Task brief: Return every record below exactly as written, omitting any pictures.

-- -- --

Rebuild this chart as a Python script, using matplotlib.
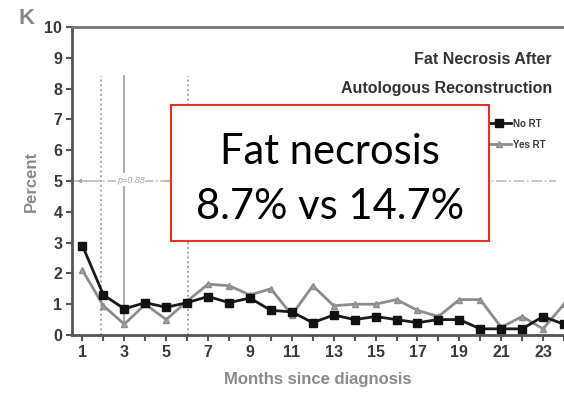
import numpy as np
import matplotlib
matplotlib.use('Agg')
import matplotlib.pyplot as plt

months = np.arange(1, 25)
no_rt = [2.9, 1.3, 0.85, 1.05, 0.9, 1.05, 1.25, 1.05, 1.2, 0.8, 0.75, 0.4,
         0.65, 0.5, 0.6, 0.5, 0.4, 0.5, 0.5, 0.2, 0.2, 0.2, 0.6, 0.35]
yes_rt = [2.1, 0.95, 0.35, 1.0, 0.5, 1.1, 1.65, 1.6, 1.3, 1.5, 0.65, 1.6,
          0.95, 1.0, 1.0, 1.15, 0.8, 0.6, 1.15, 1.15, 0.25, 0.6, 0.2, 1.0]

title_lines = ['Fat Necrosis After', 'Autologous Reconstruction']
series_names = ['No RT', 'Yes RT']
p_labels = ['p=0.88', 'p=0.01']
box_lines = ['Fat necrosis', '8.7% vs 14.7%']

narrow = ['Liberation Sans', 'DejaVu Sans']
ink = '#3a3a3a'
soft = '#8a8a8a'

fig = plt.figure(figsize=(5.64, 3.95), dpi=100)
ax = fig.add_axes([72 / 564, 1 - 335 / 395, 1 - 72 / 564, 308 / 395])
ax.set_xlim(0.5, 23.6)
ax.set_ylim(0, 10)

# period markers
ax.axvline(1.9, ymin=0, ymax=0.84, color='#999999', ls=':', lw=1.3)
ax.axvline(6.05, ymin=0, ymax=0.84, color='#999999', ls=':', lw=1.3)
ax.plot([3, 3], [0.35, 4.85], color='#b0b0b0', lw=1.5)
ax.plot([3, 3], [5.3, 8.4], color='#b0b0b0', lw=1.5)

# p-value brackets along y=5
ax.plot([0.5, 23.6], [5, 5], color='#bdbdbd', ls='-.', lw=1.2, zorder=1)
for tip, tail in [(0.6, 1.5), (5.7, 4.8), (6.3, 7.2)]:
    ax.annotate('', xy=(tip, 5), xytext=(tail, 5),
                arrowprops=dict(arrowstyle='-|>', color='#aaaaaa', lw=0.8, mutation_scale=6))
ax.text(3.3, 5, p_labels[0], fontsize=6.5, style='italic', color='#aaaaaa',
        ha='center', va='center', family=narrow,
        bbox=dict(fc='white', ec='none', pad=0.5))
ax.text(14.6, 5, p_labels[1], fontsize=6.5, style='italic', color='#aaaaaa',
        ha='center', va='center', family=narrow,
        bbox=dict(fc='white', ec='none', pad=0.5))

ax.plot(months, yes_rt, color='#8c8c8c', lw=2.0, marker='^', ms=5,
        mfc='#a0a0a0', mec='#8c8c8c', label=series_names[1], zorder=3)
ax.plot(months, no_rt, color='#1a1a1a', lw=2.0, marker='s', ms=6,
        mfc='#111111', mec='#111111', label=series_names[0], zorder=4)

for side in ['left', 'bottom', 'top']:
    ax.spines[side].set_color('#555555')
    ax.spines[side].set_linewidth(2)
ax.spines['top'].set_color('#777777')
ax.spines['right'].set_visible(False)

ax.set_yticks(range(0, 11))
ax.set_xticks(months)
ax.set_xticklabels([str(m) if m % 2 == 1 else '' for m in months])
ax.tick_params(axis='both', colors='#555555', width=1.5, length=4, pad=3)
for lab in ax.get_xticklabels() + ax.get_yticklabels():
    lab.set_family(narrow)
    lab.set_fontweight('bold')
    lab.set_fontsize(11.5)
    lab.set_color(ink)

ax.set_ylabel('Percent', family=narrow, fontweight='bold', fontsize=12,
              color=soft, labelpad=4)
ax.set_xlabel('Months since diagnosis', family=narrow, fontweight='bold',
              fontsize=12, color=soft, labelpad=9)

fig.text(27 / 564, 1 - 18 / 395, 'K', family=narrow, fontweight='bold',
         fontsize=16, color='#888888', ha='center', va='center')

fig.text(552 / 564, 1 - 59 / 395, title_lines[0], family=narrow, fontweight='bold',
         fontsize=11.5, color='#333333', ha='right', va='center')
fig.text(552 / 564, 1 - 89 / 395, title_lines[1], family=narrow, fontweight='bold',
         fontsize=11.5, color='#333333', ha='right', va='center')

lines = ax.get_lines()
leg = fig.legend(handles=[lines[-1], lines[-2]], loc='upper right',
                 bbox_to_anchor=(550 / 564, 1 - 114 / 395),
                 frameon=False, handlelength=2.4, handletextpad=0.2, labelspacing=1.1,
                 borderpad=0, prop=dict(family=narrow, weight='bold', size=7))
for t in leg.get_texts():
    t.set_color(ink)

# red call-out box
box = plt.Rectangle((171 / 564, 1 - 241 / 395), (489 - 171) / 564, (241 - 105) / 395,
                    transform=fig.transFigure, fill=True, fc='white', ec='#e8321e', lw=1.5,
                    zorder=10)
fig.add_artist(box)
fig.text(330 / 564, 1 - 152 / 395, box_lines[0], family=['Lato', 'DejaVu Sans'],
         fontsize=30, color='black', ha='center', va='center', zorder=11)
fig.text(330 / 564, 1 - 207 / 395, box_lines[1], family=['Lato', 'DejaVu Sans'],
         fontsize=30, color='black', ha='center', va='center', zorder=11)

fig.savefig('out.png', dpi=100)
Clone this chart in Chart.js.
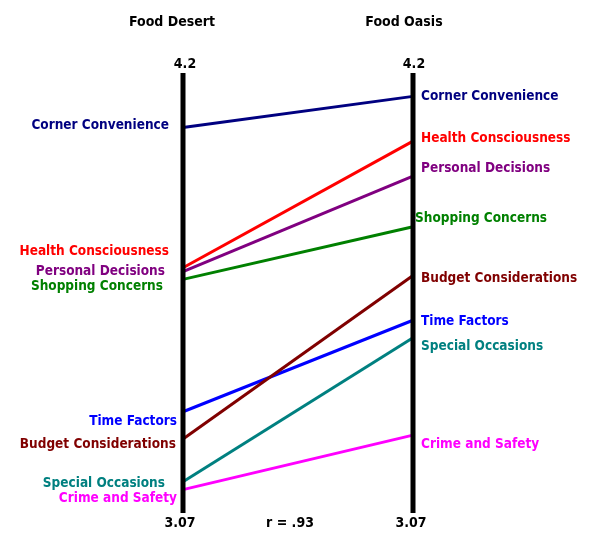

-- -- --

Task response:
Rebuild this chart as a Python script, using matplotlib.
import numpy as np
import matplotlib
matplotlib.use('Agg')
import matplotlib.pyplot as plt

months = np.arange(1, 25)
no_rt = [2.9, 1.3, 0.85, 1.05, 0.9, 1.05, 1.25, 1.05, 1.2, 0.8, 0.75, 0.4,
         0.65, 0.5, 0.6, 0.5, 0.4, 0.5, 0.5, 0.2, 0.2, 0.2, 0.6, 0.35]
yes_rt = [2.1, 0.95, 0.35, 1.0, 0.5, 1.1, 1.65, 1.6, 1.3, 1.5, 0.65, 1.6,
          0.95, 1.0, 1.0, 1.15, 0.8, 0.6, 1.15, 1.15, 0.25, 0.6, 0.2, 1.0]

title_lines = ['Fat Necrosis After', 'Autologous Reconstruction']
series_names = ['No RT', 'Yes RT']
p_labels = ['p=0.88', 'p=0.01']
box_lines = ['Fat necrosis', '8.7% vs 14.7%']

narrow = ['Liberation Sans', 'DejaVu Sans']
ink = '#3a3a3a'
soft = '#8a8a8a'

fig = plt.figure(figsize=(5.64, 3.95), dpi=100)
ax = fig.add_axes([72 / 564, 1 - 335 / 395, 1 - 72 / 564, 308 / 395])
ax.set_xlim(0.5, 23.6)
ax.set_ylim(0, 10)

# period markers
ax.axvline(1.9, ymin=0, ymax=0.84, color='#999999', ls=':', lw=1.3)
ax.axvline(6.05, ymin=0, ymax=0.84, color='#999999', ls=':', lw=1.3)
ax.plot([3, 3], [0.35, 4.85], color='#b0b0b0', lw=1.5)
ax.plot([3, 3], [5.3, 8.4], color='#b0b0b0', lw=1.5)

# p-value brackets along y=5
ax.plot([0.5, 23.6], [5, 5], color='#bdbdbd', ls='-.', lw=1.2, zorder=1)
for tip, tail in [(0.6, 1.5), (5.7, 4.8), (6.3, 7.2)]:
    ax.annotate('', xy=(tip, 5), xytext=(tail, 5),
                arrowprops=dict(arrowstyle='-|>', color='#aaaaaa', lw=0.8, mutation_scale=6))
ax.text(3.3, 5, p_labels[0], fontsize=6.5, style='italic', color='#aaaaaa',
        ha='center', va='center', family=narrow,
        bbox=dict(fc='white', ec='none', pad=0.5))
ax.text(14.6, 5, p_labels[1], fontsize=6.5, style='italic', color='#aaaaaa',
        ha='center', va='center', family=narrow,
        bbox=dict(fc='white', ec='none', pad=0.5))

ax.plot(months, yes_rt, color='#8c8c8c', lw=2.0, marker='^', ms=5,
        mfc='#a0a0a0', mec='#8c8c8c', label=series_names[1], zorder=3)
ax.plot(months, no_rt, color='#1a1a1a', lw=2.0, marker='s', ms=6,
        mfc='#111111', mec='#111111', label=series_names[0], zorder=4)

for side in ['left', 'bottom', 'top']:
    ax.spines[side].set_color('#555555')
    ax.spines[side].set_linewidth(2)
ax.spines['top'].set_color('#777777')
ax.spines['right'].set_visible(False)

ax.set_yticks(range(0, 11))
ax.set_xticks(months)
ax.set_xticklabels([str(m) if m % 2 == 1 else '' for m in months])
ax.tick_params(axis='both', colors='#555555', width=1.5, length=4, pad=3)
for lab in ax.get_xticklabels() + ax.get_yticklabels():
    lab.set_family(narrow)
    lab.set_fontweight('bold')
    lab.set_fontsize(11.5)
    lab.set_color(ink)

ax.set_ylabel('Percent', family=narrow, fontweight='bold', fontsize=12,
              color=soft, labelpad=4)
ax.set_xlabel('Months since diagnosis', family=narrow, fontweight='bold',
              fontsize=12, color=soft, labelpad=9)

fig.text(27 / 564, 1 - 18 / 395, 'K', family=narrow, fontweight='bold',
         fontsize=16, color='#888888', ha='center', va='center')

fig.text(552 / 564, 1 - 59 / 395, title_lines[0], family=narrow, fontweight='bold',
         fontsize=11.5, color='#333333', ha='right', va='center')
fig.text(552 / 564, 1 - 89 / 395, title_lines[1], family=narrow, fontweight='bold',
         fontsize=11.5, color='#333333', ha='right', va='center')

lines = ax.get_lines()
leg = fig.legend(handles=[lines[-1], lines[-2]], loc='upper right',
                 bbox_to_anchor=(550 / 564, 1 - 114 / 395),
                 frameon=False, handlelength=2.4, handletextpad=0.2, labelspacing=1.1,
                 borderpad=0, prop=dict(family=narrow, weight='bold', size=7))
for t in leg.get_texts():
    t.set_color(ink)

# red call-out box
box = plt.Rectangle((171 / 564, 1 - 241 / 395), (489 - 171) / 564, (241 - 105) / 395,
                    transform=fig.transFigure, fill=True, fc='white', ec='#e8321e', lw=1.5,
                    zorder=10)
fig.add_artist(box)
fig.text(330 / 564, 1 - 152 / 395, box_lines[0], family=['Lato', 'DejaVu Sans'],
         fontsize=30, color='black', ha='center', va='center', zorder=11)
fig.text(330 / 564, 1 - 207 / 395, box_lines[1], family=['Lato', 'DejaVu Sans'],
         fontsize=30, color='black', ha='center', va='center', zorder=11)

fig.savefig('out.png', dpi=100)
Clone this chart in Chart.js.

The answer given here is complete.